The Joint Commission - the chiefs of staff of the Bosnian army, the separatist Serb forces and the UN - meeting on neutral ground at Sarajevo airport, set in motion the creation of lower-level regional commissions. These will be charged with the contentious tasks of mapping confrontation lines, considering how to separate the warring factions, and where to deploy UN monitors.
"It was rather positive," Lt-Col Gary Coward, a UN spokesman in Sarajevo, said after the meeting. "We've seen and heard good intent over the past 10 to 12 days. Tomorrow is the test - the opportunity to provide tangible evidence" of that good will.
Several clauses in the agreement signed on New Year's Eve could be implemented at once. The parties should, for example, "immediately" re-open to civilian traffic the "blue routes" across Sarajevo airport; respect the demilitarised zone on Mount Igman, west of the city; and grant complete freedom of movement for UN convoys.
"There have been many ceasefires," Yasushi Akashi, the UN envoy, said as he left Sarajevo yesterday after witnessing the signatories to the deal. "But this is the first time that we have a cessation of hostilities agreement as well. I hope that we are turning a very important corner in this most tragic conflict in Europe since the Second World War."

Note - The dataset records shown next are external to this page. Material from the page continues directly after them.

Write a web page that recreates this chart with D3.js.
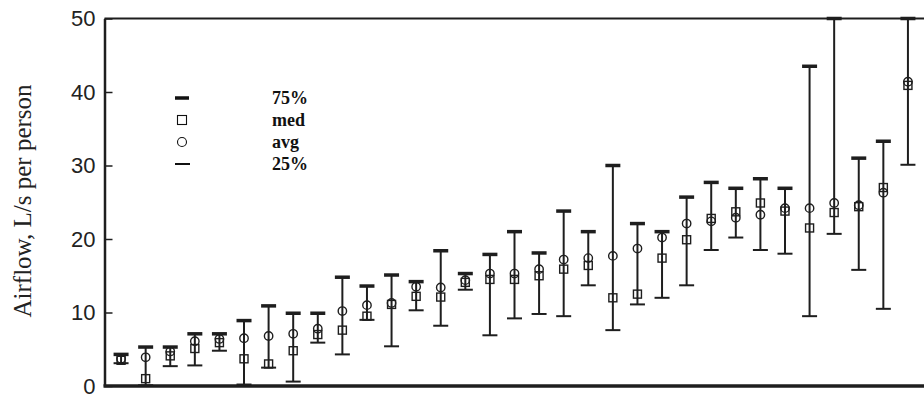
<!DOCTYPE html>
<html><head><meta charset="utf-8">
<script src="https://cdn.jsdelivr.net/npm/d3@7"></script>
<style>html,body{margin:0;padding:0;background:#fff;}svg{display:block;}</style>
</head><body>
<svg id="chart" width="924" height="398"></svg>
<script>
const sites = d3.range(1, 34).map(i => "S" + i);
const q75 = [4.3,5.3,5.3,7.1,7.1,8.9,10.9,9.9,9.9,14.8,13.6,15.1,14.2,18.4,15.3,17.9,21.0,18.1,23.8,21.0,30.0,22.1,21.0,25.7,27.7,26.9,28.2,26.9,43.5,50,31.0,33.3,50];
const med = [3.5,1.0,4.1,5.1,5.9,3.7,3.0,4.8,7.0,7.6,9.5,11.1,12.2,12.1,14.1,14.5,14.5,15.0,15.9,16.4,12.0,12.5,17.4,19.9,22.8,23.7,24.9,23.8,21.5,23.6,24.4,27.0,40.9];
const avg = [3.7,3.9,4.7,6.1,6.4,6.5,6.8,7.1,7.8,10.2,11.0,11.3,13.5,13.4,14.4,15.3,15.3,15.9,17.2,17.4,17.7,18.7,20.2,22.1,22.4,22.9,23.3,24.2,24.2,24.9,24.6,26.3,41.4];
const q25 = [3.1,0.1,2.7,2.8,4.8,0.2,2.5,0.6,5.9,4.3,9.0,5.4,10.3,8.2,13.1,6.9,9.2,9.8,9.5,13.7,7.6,11.1,12.0,13.7,18.5,20.2,18.5,18.0,9.5,20.7,15.8,10.5,30.1];
const yTicks = [0, 10, 20, 30, 40, 50];
const legendLabels = ["75%", "med", "avg", "25%"];

const ink = "#1e1e1e";
const svg = d3.select("#chart");
const mLeft = 104.5, mRight = 924, mTop = 18.5, mBottom = 386;

const x = d3.scalePoint().domain(sites).range([110, 919]).padding(0.45);
const y = d3.scaleLinear().domain([0, 50]).range([mBottom, mTop]);

// y axis
const yAxis = d3.axisLeft(y).tickValues(yTicks).tickSizeInner(-8).tickSizeOuter(0).tickPadding(9);
const ga = svg.append("g").attr("transform", `translate(${mLeft},0)`).call(yAxis);
ga.select(".domain").attr("stroke", ink).attr("stroke-width", 2.5);
ga.selectAll(".tick line").attr("stroke", ink).attr("stroke-width", 1.5);
ga.selectAll(".tick text").attr("fill", "#222").style("font-family", "'Liberation Sans', Arial, sans-serif").style("font-size", "22px");

// frame top + bottom
svg.append("line").attr("x1", mLeft).attr("x2", mRight).attr("y1", y(50)).attr("y2", y(50)).attr("stroke", ink).attr("stroke-width", 2);
svg.append("line").attr("x1", mLeft - 1).attr("x2", mRight).attr("y1", y(0)).attr("y2", y(0)).attr("stroke", ink).attr("stroke-width", 3.5);

// title
svg.append("text").attr("transform", "translate(30.5,201) rotate(-90)")
  .attr("text-anchor", "middle").attr("fill", "#222")
  .style("font-family", "'Liberation Serif', 'Times New Roman', serif").style("font-size", "25px")
  .text("Airflow,  L/s per person");

// error bars
const g = svg.append("g");
const capW = 7.5;
sites.forEach((s, i) => {
  const cx = x(s);
  g.append("line").attr("x1", cx).attr("x2", cx).attr("y1", y(q75[i])).attr("y2", y(q25[i])).attr("stroke", ink).attr("stroke-width", 2);
  g.append("line").attr("x1", cx - capW).attr("x2", cx + capW).attr("y1", y(q75[i])).attr("y2", y(q75[i])).attr("stroke", ink).attr("stroke-width", 3.5);
  g.append("line").attr("x1", cx - capW).attr("x2", cx + capW).attr("y1", y(q25[i])).attr("y2", y(q25[i])).attr("stroke", ink).attr("stroke-width", 2);
  g.append("rect").attr("x", cx - 4).attr("y", y(med[i]) - 4).attr("width", 8).attr("height", 8).attr("fill", "none").attr("stroke", ink).attr("stroke-width", 1.4);
  g.append("circle").attr("cx", cx).attr("cy", y(avg[i])).attr("r", 4.2).attr("fill", "none").attr("stroke", ink).attr("stroke-width", 1.4);
});

// legend
const lg = svg.append("g");
const ly = [98, 120, 142, 164];
lg.append("line").attr("x1", 175).attr("x2", 189).attr("y1", ly[0]).attr("y2", ly[0]).attr("stroke", "#111").attr("stroke-width", 3.5);
lg.append("rect").attr("x", 177.5).attr("y", ly[1] - 4.5).attr("width", 9).attr("height", 9).attr("fill", "none").attr("stroke", "#111").attr("stroke-width", 1.1);
lg.append("circle").attr("cx", 182).attr("cy", ly[2]).attr("r", 4.5).attr("fill", "none").attr("stroke", "#111").attr("stroke-width", 1.1);
lg.append("line").attr("x1", 175).attr("x2", 190).attr("y1", ly[3]).attr("y2", ly[3]).attr("stroke", "#111").attr("stroke-width", 2);
legendLabels.forEach((t, i) => {
  lg.append("text").attr("x", 272).attr("y", ly[i]).attr("dy", "0.35em").attr("fill", "#111")
    .style("font-family", "'Liberation Serif', 'Times New Roman', serif").style("font-size", "18px").style("font-weight", "bold")
    .text(t);
});
</script>
</body></html>
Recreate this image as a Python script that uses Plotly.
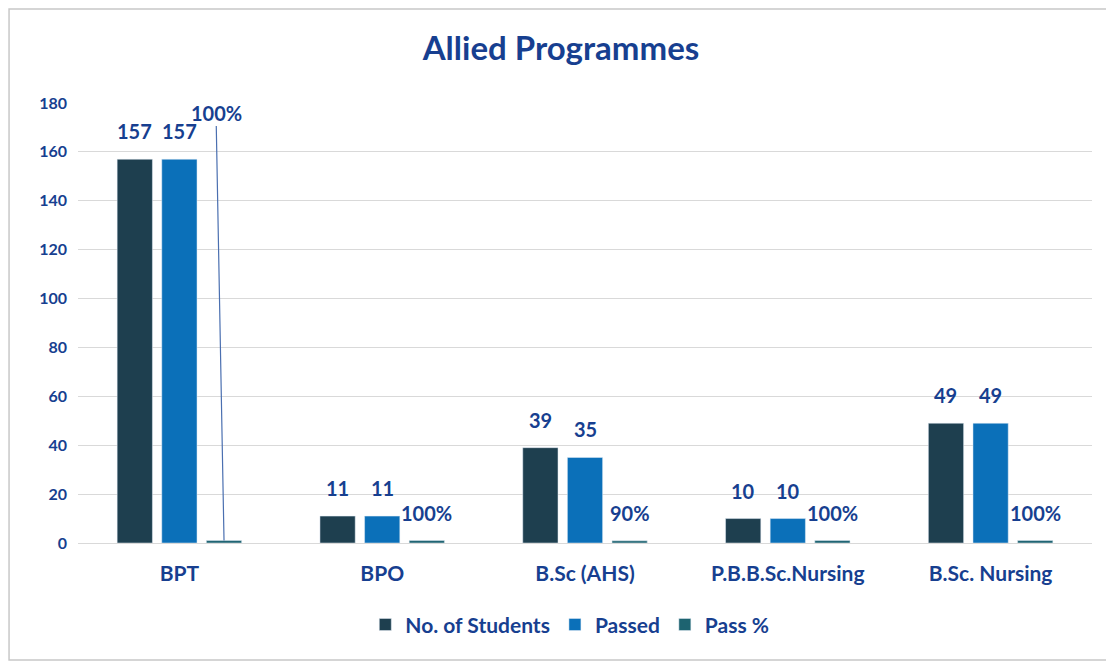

His optimism was echoed by Radovan Karadzic, the Bosnian Serb leader, who announced: "It is the beginning of the end of this war. We welcome it, and we are ready to negotiate in good faith and to terminate this conflict, and to find long-lasting, stable,peaceful solutions."
Mr Akashi said the five-nation Contact Group, whose peace plan is still the basis for a settlement in Bosnia, would marshal a new round of political talks within a couple of weeks. This is the forum where a peace settlement - if one is possible - will befound. The Serbs, who rejected the group's plan repeatedly last summer, were now ready for talks, according to their commander, General Ratko Mladic. "The time has come," he said, "for the guns to fall silent and for diplomacy to speak up."
There was no need to watch the clock on New Year's Eve; at the stroke of midnight the clatter of gunfire erupted across the city, as anyone with a weapon and a little spare ammunition rang in the new with a barrage of bullets. There was no celebratory artillery this year because of the 20km heavy weapons exclusion zone around Sarajevo, only an occasional explosion.
With the usual 10pm curfew suspended for the holiday - the most popular in the calendar of a multi-faith city - and perhaps the hope of peace in 1995, Sarajevans party-hopped through the unfriendly fireworks, visiting friends and relatives and strangers.New Year's Day blew in bleak and blustery, suitable for nursing hangovers and patching up wounds.
One French soldier was hit in the groin on Saturday night in Sarajevo. "He was wounded, probably by a stray bullet. He was very lucky," said Major Herve Gourmelon, a UN spokesman. "They took out the bullet, and today he's perfectly OK."
He was not the only French peace-keeper to have had a narrow escape: two soldiers stationed in an observation post at Sarajevo airport on Saturday afternoon were startled to find their post shunted along by the nose of an Ilyushin cargo plane that ran off the end of the runway. Nobody was hurt in the accident, although the runway is closed to large planes while the UN investigates and moves the Ilyushin carcass. The airport was expected to reopen this morning.
In Belgrade, thousands of people formed a human chain around the headquarters of Borba, Serbia's only major independent newspaper, yesterday to protest government efforts to control the daily, one of its journalists said.
The rally, called by an association of independent journalists, lasted around an hour, and more demonstrations are planned for the next few days, the journalist said.